■ Dataset section:
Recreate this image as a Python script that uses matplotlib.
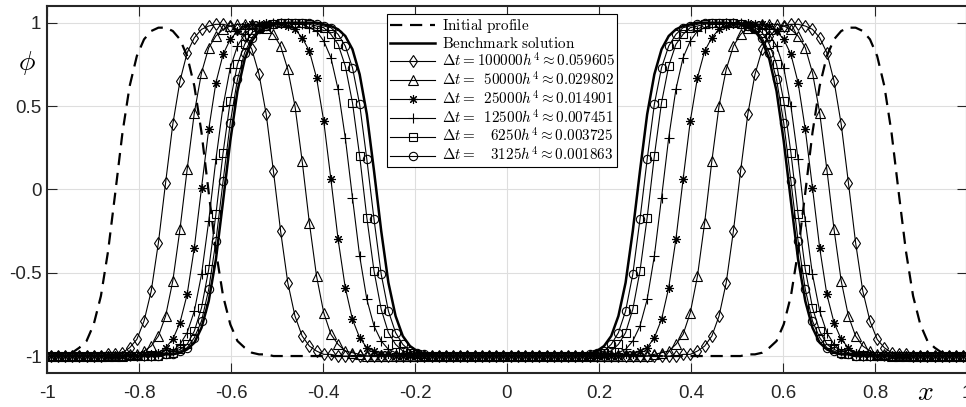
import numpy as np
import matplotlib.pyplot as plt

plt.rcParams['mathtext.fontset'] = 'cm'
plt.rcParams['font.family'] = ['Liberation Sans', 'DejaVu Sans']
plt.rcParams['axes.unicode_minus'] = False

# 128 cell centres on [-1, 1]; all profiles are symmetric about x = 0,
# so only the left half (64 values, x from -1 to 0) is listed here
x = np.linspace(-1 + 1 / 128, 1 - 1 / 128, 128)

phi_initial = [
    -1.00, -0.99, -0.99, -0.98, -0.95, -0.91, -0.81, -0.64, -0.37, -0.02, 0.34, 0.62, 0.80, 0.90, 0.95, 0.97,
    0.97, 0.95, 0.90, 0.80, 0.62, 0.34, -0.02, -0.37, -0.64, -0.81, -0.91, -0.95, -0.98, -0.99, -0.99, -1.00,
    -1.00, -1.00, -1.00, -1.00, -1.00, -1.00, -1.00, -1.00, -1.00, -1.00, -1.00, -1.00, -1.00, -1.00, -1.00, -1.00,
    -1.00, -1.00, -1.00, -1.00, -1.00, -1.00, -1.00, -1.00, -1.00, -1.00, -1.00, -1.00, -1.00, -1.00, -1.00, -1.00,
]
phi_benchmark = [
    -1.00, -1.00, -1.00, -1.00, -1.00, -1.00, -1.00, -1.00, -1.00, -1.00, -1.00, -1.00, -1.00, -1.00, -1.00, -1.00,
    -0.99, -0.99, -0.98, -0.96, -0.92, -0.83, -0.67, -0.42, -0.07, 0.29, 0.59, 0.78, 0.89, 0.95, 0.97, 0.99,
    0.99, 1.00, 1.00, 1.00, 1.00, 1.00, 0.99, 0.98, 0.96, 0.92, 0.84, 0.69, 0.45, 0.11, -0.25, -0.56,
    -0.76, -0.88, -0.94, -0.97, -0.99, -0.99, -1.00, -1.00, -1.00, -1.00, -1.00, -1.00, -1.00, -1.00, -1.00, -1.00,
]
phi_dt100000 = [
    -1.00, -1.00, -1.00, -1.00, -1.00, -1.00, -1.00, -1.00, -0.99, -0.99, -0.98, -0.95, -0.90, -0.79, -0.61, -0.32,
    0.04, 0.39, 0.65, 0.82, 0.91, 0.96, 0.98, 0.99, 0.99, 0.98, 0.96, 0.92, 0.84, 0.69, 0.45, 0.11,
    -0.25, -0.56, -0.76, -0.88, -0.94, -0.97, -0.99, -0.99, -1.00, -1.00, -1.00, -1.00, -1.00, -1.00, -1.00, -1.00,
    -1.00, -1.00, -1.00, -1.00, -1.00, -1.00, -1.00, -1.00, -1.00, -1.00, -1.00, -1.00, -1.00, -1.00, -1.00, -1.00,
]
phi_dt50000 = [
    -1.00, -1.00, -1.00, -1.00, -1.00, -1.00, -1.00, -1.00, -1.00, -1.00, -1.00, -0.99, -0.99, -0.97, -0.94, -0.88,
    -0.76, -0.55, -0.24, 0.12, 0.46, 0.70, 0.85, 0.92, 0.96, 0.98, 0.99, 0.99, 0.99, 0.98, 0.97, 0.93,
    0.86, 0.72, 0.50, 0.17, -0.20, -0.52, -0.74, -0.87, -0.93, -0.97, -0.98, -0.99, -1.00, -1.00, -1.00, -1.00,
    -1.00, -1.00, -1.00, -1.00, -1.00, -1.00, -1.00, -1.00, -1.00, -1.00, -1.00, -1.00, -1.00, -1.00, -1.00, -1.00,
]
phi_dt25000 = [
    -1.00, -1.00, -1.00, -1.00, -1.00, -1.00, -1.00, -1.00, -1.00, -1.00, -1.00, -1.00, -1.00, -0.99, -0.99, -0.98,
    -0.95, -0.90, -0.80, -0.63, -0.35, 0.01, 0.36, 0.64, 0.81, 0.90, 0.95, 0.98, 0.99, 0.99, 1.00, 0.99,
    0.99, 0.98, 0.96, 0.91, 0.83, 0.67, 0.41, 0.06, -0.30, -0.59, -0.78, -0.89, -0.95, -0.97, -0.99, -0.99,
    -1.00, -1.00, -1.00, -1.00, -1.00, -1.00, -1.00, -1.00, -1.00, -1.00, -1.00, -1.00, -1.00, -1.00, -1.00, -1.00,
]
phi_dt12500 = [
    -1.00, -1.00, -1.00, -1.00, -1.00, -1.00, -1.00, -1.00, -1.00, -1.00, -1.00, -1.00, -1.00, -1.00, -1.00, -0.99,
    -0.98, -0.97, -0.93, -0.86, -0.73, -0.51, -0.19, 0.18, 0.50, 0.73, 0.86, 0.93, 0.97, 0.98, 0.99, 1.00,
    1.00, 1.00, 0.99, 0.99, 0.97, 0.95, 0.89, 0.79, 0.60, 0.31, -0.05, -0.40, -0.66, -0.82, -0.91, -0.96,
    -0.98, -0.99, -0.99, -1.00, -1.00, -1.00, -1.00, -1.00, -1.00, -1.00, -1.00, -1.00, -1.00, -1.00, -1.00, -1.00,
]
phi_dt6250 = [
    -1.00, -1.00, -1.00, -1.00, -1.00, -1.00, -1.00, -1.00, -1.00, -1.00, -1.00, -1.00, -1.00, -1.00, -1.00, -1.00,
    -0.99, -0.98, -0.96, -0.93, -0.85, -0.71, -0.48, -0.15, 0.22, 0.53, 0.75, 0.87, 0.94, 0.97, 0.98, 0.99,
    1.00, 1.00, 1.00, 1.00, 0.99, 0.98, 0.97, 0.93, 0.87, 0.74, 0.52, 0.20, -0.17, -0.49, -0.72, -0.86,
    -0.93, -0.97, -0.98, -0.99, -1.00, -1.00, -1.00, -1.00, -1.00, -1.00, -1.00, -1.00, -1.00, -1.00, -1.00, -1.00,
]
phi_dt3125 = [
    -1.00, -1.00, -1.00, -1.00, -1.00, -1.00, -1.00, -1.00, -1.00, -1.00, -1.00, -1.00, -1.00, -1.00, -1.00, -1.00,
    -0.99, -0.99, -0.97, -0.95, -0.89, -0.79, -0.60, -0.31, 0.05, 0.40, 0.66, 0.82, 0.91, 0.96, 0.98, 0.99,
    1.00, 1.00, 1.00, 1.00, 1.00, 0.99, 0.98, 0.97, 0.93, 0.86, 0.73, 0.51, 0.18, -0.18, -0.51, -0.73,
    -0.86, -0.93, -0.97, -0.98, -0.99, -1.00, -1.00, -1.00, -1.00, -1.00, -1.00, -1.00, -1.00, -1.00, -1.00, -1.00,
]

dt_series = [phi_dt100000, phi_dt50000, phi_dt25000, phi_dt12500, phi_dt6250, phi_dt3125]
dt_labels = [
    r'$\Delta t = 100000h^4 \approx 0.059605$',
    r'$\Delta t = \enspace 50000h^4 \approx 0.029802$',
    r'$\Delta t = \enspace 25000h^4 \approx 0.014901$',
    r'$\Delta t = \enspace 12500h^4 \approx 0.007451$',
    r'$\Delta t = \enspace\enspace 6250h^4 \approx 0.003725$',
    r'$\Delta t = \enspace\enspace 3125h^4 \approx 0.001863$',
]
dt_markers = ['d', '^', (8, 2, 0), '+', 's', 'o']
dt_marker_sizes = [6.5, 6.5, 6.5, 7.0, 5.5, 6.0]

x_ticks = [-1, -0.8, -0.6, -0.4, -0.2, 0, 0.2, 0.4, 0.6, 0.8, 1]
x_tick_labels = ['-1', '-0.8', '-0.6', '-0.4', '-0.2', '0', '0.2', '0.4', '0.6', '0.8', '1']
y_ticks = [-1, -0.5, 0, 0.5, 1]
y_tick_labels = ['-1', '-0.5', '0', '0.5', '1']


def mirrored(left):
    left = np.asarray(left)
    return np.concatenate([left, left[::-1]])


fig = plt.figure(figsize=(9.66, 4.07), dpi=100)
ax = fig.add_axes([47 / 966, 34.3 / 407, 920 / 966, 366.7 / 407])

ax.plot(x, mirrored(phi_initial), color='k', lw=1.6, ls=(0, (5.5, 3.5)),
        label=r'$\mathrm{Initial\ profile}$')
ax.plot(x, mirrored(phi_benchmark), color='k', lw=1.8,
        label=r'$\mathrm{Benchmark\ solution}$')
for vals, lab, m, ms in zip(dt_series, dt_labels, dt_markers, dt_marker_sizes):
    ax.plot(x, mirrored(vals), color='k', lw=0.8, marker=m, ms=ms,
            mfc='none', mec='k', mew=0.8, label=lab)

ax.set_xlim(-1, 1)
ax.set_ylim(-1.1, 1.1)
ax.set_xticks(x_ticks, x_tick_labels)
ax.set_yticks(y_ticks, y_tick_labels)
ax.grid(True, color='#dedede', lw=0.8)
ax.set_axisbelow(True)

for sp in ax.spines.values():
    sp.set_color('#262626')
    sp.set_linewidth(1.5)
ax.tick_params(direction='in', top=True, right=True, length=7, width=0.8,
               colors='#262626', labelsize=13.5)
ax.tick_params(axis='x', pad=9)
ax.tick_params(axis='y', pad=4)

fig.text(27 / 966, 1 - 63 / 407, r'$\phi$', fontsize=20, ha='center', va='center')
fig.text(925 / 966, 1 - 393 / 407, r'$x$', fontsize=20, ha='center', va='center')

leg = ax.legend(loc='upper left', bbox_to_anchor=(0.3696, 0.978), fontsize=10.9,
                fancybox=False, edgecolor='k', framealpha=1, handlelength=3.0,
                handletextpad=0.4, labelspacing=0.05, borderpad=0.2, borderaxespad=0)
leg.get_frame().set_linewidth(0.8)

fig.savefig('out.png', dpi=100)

■ Task goal: Set the lines above down again, word for word, from the first through the one containing "x = np.linspace(-1"; pictures excluded.

■ The result:
Recreate this image as a Python script that uses matplotlib.
import numpy as np
import matplotlib.pyplot as plt

plt.rcParams['mathtext.fontset'] = 'cm'
plt.rcParams['font.family'] = ['Liberation Sans', 'DejaVu Sans']
plt.rcParams['axes.unicode_minus'] = False

# 128 cell centres on [-1, 1]; all profiles are symmetric about x = 0,
# so only the left half (64 values, x from -1 to 0) is listed here
x = np.linspace(-1 + 1 / 128, 1 - 1 / 128, 128)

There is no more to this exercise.